[Data block]
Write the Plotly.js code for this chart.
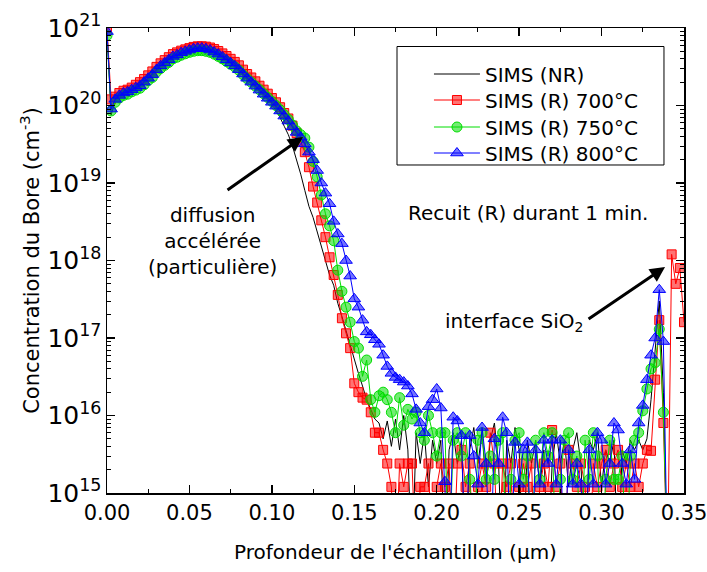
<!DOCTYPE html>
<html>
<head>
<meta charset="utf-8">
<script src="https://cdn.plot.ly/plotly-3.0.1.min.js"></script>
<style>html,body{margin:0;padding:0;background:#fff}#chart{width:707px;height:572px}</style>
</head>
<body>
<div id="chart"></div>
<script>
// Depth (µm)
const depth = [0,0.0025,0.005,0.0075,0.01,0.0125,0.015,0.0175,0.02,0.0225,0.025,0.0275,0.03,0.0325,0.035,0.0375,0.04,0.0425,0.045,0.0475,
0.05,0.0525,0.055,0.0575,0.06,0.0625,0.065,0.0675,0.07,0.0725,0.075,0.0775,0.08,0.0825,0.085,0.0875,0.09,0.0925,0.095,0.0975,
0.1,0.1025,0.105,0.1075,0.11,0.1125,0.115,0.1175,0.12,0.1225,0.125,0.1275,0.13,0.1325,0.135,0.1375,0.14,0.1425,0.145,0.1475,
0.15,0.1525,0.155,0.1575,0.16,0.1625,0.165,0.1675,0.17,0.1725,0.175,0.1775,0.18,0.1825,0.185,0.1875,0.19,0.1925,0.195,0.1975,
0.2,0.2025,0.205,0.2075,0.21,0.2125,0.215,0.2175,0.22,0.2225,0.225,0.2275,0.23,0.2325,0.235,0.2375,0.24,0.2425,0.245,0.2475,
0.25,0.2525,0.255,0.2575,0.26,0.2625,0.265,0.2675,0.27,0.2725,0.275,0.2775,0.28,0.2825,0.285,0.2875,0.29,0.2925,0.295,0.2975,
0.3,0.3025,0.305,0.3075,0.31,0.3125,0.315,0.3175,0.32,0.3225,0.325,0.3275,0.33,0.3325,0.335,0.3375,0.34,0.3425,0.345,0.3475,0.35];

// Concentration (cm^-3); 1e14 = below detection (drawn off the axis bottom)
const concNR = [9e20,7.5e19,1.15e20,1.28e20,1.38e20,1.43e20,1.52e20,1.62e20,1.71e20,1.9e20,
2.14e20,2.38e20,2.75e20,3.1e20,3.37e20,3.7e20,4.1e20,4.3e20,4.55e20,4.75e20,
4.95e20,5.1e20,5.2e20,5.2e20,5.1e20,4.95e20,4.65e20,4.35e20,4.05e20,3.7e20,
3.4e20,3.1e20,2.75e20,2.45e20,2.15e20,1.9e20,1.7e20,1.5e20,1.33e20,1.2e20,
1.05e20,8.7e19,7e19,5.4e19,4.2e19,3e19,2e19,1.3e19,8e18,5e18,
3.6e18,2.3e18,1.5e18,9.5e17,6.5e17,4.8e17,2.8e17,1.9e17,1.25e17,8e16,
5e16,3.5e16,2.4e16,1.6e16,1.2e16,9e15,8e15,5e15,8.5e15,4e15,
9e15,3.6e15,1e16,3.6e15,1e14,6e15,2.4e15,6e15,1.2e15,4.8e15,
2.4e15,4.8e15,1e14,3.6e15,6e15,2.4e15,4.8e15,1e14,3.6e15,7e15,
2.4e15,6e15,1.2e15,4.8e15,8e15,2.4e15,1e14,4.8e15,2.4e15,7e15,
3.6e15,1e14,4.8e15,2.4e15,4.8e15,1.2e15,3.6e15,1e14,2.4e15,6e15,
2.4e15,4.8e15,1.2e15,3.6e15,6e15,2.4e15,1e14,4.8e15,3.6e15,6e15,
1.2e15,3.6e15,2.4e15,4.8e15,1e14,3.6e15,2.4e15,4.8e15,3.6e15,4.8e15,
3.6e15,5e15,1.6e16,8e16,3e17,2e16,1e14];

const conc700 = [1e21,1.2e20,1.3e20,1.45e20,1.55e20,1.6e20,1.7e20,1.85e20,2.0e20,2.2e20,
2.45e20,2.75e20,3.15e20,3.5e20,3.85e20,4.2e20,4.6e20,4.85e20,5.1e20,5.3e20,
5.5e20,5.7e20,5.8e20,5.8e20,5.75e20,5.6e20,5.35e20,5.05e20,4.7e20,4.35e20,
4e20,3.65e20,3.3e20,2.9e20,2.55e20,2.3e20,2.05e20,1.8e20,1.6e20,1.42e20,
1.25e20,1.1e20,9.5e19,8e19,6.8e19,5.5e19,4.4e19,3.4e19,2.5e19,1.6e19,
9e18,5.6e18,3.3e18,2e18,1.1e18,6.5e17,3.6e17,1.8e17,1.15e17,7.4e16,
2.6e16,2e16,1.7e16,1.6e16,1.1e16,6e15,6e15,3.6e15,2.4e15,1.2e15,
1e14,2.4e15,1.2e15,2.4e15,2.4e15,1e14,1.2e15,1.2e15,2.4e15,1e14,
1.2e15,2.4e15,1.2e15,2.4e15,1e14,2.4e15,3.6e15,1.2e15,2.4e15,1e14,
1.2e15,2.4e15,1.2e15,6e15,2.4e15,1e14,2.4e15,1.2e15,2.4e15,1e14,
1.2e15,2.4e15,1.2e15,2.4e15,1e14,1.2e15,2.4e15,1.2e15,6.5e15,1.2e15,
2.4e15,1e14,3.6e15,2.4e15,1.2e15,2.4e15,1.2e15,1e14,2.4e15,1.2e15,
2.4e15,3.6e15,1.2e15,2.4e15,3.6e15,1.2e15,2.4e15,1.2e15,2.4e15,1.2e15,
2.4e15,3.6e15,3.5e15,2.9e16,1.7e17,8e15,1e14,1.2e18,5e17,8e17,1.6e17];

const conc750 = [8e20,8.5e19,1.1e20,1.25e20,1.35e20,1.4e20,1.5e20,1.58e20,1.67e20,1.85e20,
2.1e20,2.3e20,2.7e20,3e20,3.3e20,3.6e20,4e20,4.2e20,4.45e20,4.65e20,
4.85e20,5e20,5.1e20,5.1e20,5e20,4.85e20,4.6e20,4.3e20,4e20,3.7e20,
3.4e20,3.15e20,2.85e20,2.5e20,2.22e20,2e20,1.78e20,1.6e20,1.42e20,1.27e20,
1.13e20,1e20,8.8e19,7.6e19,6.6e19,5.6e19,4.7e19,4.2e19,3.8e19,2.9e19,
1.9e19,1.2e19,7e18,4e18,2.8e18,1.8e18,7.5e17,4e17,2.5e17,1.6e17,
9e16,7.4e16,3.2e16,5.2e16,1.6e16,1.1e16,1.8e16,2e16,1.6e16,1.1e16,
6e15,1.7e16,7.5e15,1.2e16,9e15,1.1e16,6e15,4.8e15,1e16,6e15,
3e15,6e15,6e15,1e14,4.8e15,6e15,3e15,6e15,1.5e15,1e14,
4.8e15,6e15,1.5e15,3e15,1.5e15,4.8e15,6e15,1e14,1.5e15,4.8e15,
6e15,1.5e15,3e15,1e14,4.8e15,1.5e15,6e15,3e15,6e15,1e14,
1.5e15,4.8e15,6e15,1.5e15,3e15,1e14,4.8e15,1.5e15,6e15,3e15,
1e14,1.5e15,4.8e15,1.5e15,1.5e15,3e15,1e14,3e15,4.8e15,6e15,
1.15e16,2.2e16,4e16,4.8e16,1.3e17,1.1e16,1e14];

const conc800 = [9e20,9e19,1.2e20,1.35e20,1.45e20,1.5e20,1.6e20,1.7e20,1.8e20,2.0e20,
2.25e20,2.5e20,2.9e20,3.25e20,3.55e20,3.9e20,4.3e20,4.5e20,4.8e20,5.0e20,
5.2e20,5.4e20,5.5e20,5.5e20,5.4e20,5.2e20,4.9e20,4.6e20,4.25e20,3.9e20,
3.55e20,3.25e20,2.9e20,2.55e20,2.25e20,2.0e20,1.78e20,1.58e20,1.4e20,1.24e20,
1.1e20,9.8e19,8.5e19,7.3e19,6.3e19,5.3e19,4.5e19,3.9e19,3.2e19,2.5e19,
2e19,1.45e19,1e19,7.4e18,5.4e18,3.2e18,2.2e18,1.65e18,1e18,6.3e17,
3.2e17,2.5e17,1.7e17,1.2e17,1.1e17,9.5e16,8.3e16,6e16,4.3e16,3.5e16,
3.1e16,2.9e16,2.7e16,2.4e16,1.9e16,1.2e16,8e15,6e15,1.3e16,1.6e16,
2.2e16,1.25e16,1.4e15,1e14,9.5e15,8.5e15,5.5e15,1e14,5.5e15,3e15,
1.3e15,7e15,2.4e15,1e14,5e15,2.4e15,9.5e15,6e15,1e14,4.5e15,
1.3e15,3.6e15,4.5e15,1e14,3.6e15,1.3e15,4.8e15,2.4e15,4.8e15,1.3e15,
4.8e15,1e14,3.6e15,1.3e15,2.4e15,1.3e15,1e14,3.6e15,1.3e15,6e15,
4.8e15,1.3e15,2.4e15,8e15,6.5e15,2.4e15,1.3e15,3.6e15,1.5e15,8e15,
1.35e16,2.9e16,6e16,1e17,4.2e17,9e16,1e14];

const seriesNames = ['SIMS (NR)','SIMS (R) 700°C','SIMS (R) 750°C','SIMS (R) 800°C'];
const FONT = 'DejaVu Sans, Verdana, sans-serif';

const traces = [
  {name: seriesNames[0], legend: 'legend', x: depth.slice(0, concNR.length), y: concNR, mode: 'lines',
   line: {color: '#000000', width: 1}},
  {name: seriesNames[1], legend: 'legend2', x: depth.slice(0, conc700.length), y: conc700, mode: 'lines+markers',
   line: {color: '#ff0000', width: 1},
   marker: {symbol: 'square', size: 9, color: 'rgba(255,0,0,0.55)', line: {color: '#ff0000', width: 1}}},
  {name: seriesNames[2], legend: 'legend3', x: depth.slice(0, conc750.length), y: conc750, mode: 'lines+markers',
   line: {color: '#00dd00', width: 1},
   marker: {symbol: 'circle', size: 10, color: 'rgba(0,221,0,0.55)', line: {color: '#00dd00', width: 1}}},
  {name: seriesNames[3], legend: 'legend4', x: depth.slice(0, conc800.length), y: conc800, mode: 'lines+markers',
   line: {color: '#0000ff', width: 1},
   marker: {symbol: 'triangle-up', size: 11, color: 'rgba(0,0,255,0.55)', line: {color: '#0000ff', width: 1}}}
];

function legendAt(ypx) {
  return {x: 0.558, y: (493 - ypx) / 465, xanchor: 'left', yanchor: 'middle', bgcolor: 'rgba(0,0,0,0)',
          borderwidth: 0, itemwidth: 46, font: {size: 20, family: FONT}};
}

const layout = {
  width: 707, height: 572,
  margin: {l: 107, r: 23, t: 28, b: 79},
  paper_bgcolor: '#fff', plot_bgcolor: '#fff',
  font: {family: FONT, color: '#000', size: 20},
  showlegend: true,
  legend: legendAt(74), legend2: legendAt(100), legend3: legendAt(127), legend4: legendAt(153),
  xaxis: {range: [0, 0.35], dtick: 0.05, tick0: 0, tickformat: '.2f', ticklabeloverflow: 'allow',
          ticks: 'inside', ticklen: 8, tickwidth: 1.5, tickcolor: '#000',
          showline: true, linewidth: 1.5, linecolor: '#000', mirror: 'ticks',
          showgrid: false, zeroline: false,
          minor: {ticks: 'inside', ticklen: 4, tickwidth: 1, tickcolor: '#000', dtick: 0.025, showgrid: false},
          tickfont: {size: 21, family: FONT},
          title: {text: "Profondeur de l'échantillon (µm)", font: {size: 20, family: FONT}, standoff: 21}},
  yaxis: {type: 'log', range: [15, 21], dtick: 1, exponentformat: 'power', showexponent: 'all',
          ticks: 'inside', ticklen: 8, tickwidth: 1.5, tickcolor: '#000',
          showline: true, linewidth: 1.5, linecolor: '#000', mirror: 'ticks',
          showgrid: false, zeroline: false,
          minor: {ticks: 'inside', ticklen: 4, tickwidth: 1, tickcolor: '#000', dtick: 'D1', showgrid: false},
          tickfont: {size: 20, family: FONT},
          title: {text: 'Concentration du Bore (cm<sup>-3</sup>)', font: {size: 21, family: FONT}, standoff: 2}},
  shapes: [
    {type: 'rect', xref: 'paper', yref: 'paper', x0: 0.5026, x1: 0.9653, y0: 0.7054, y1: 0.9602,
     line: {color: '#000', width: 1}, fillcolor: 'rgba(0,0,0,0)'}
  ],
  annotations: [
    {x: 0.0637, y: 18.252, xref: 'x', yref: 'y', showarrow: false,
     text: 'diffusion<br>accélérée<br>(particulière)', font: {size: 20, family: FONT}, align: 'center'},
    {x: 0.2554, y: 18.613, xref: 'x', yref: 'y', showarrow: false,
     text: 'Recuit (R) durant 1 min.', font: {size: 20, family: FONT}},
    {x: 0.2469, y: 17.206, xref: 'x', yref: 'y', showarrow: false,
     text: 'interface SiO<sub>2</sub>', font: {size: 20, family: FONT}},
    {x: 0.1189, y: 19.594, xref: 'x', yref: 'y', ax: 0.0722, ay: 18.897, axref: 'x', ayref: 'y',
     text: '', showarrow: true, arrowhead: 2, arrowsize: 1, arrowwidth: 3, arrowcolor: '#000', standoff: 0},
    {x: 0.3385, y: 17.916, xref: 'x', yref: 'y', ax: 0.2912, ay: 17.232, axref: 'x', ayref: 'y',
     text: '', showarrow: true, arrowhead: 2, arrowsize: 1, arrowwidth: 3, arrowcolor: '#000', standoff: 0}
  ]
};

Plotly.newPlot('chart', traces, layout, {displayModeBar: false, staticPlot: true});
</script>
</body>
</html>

[Instructions for the task]
List the lines that contain the word "chart".

[Full solution]
Write the Plotly.js code for this chart.
<style>html,body{margin:0;padding:0;background:#fff}#chart{width:707px;height:572px}</style>
<div id="chart"></div>
Plotly.newPlot('chart', traces, layout, {displayModeBar: false, staticPlot: true});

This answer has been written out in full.